Я заерзал в его объятиях.
— Отпусти меня, — повторил я, но он покачал головой.
— Твой голос, — прошептал он. — Нам нужно сохранить твой голос.
«Сохранить» — это означало, что со мной сделают то же, что Дуфт делал с ящерицами и головами медведей. Неужели он хотел вырезать мой голос и выставить его в банке всем на обозрение? Или повесить его на стену? Я начал извиваться, чтобы вырваться из рук Ульриха, но он держал меня крепко.
— Прости меня, — прошептал он. — Прости меня.
Его встревоженное лицо наклонилось так близко к моему, что мне показалось, будто он хочет поцеловать меня.
Я закричал, и он тут же зажал мне рот и нос рукой. Теперь не то что кричать, я и дышать не мог, а он понесся дальше — вниз по ступеням, по пустым коридорам, мимо какого-то пьяного монаха, распростертого на полу.
И когда я почти уже потерял сознание, Ульрих убрал руку. Я начал жадно глотать воздух.
Он прошептал:
— Ты не шуми сейчас. В этой части аббатства никого нет, и никто тебя не услышит. Силы тебе еще потребуются.
Я извивался и молотил ногами и руками, пытаясь вырваться, но он только крепче сжимал меня, как ребенка, которого готов был скорее задушить, чем выпустить.
Он принес меня в репетиционную комнату, ярко освещенную в этот поздний час светом лампы и расставленных повсюду свечей. Посреди комнаты, как алтарь, возвышался клавесин. Он был покрыт белой холстиной. За клавесином, со страшной улыбкой на лице, стоял доктор Рапуччи. Он налил вино в стеклянный бокал и держал его перед собой, как потир[26].

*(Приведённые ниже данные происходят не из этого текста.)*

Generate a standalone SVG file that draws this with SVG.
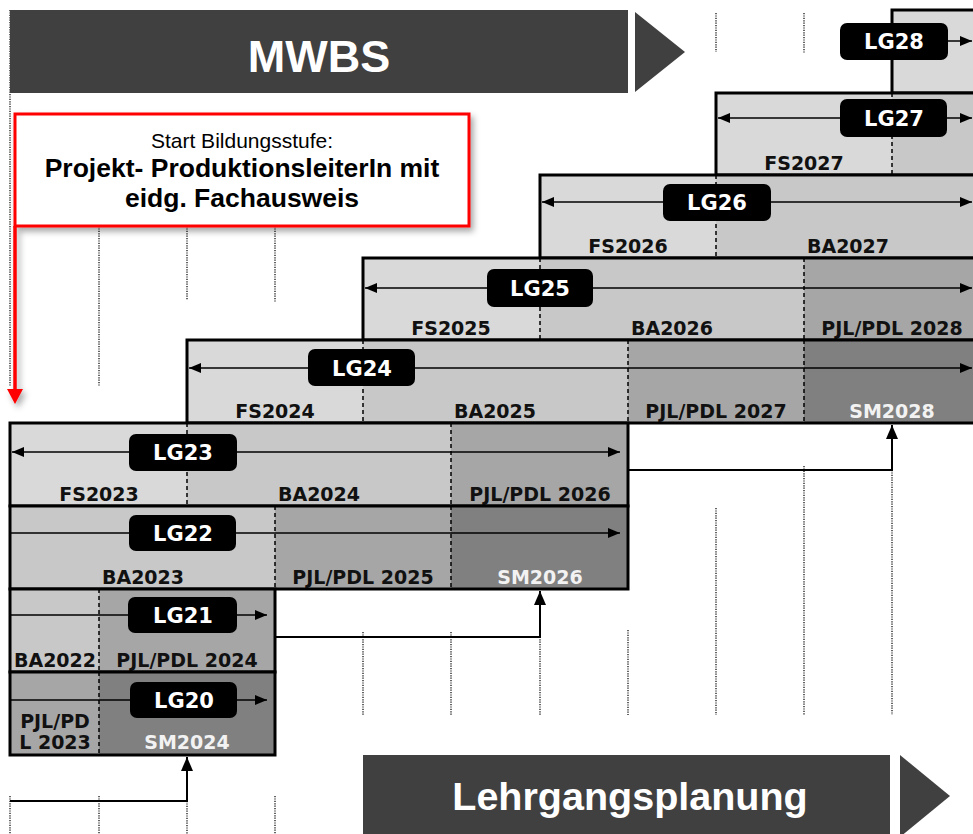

Рапуччи сделал пару шагов в нашу сторону, и я снова попытался высвободиться из ужасных объятий Ульриха. Попробовал даже пинаться, но только попусту размахивал ногами в воздухе.
— Не бойся, — сказал доктор. Он говорил с итальянским акцентом. — Я не сделаю тебе больно.
Он подошел ближе, но остановился, когда я снова начал извиваться. Покачал головой и улыбнулся, как будто я был глупцом, который не доверяет ему. Его тонкие брови полезли вверх, изображая доброту.
— Ты знаешь, где находится Штутгарт, Мозес?
Набухшие вены на тыльной стороне его руки цветом напоминали вино.
— Это совсем недалеко отсюда — всего несколько дней пути. Надеюсь, ты когда-нибудь приедешь туда, чтобы навестить меня. Здесь, в аббатстве, чудесно, но со Штутгартом не сравнить. Ты когда-нибудь видел герцога? Герцог Карл Евгений — мой хозяин. Если я расскажу ему о твоем голосе, он позволит тебе спать во дворце. Тебе хотелось бы спать во дворце?
Спать во дворце мне не хотелось, но я об этом не сказал.
— Герцог ценит прекрасную музыку больше, чем кто-либо в Европе, Мозес. Даже больше, чем ваш аббат. Вот почему он привез меня в Штутгарт из самой Италии. Я врач, Мозес, я врачую музыку.
На этот раз он сделал еще один шаг вперед. Я начал извиваться, но хватка Ульриха была железной.
— У тебя чудесный голос, Мозес. Один из самых красивых, какие мне только доводилось слышать. Ульрих очень хорошо тебя выучил. Но я могу сделать тебя еще лучше. Ты хочешь петь еще лучше, Мозес?
Этот голос мой! Я бы так закричал, если бы не был столь испуган. Мой! Теперь всего лишь один шаг отделял его от меня. Я испугался, что Ульрих отдаст меня ему.
Но Ульрих не собирался меня выпускать. Он сжал меня еще крепче. Одной рукой Рапуччи поднял бокал, другой ущипнул меня за подбородок:
— Открой рот, Мозес. Выпей немного вина.
Его пальцы были такими холодными. Я покачал головой, и он отпустил меня.
Выругался.
Ульрих зашептал мне, что я должен выпить, что от этого мне захочется спать. Я извивался со всей силой, которая во мне была.